To mark the $7 million dollar funding, PayPerPost has launched a new website detailing the company’s service offering at http://www.payperpost.com. Bloggers and advertisers can easily sign up at the site and begin leveraging the self service marketplace.

My Thoughts:

I’m sure you’ve all figured out that this is a paid installment by now, but one of the reasons I took it was because the folks at PPP wanted me to add my thoughts on what they should do with all this extra cash. Aside from sending me a big chunk of it just because I’m such a nice guy, I think there are some changes that they can easily afford to make at this point.

  • Give your staff a raise! They’re doing a great job.
  • Revamp the blogger interface, it’s clunky and entirely too slow at times. If this means adding hardware or memory, hey, $7M can buy a lot of server power.
  • Add individual RSS feeds for available opportunities, or add that functionality to their toolbar, so that we don’t have to go log in to the site 5 or 6 times a day.
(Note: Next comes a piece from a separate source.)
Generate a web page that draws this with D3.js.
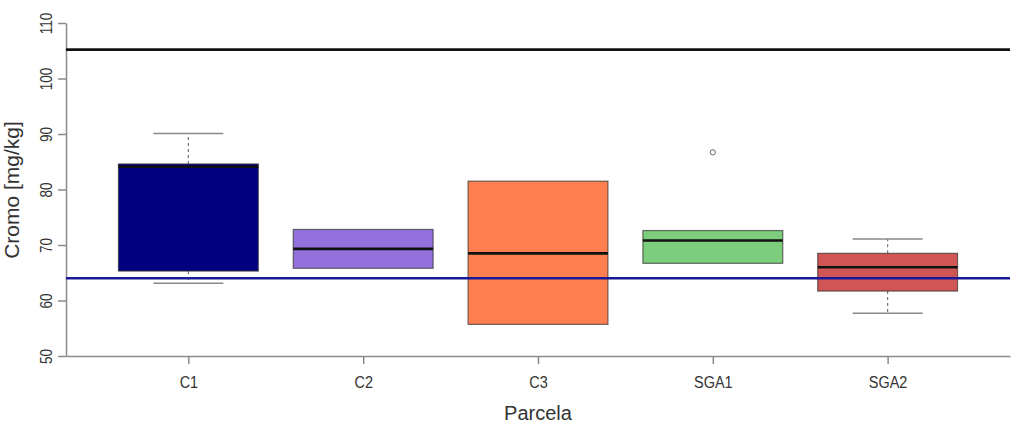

I watch my RSS reader like a hawk, but I don’t go through my bookmarks often. A simple “ding!” with a little flyout window on my firefox toolbar would be a very good thing.
  • Go after new advertisers! Not every postie runs a product review blog. Give us more variety of opportunities to choose from. I run a food blog and a writing blog, how ’bout seeing if Kitchenaid or Overstock wants to get in on the game. perhaps Barnes&Noble would be interested in a blog buzz campaign,or individual authors. There are thousands of niche blogs out there, and our audiences are loyal.

OK Kiddies, there you have it. It’s a great day for PayPerPost and I don’t think the capital could have gone to a better outfit. The people are genuinely supportive and I’ve never had issue one with them, not something I can say about all the outfits out there.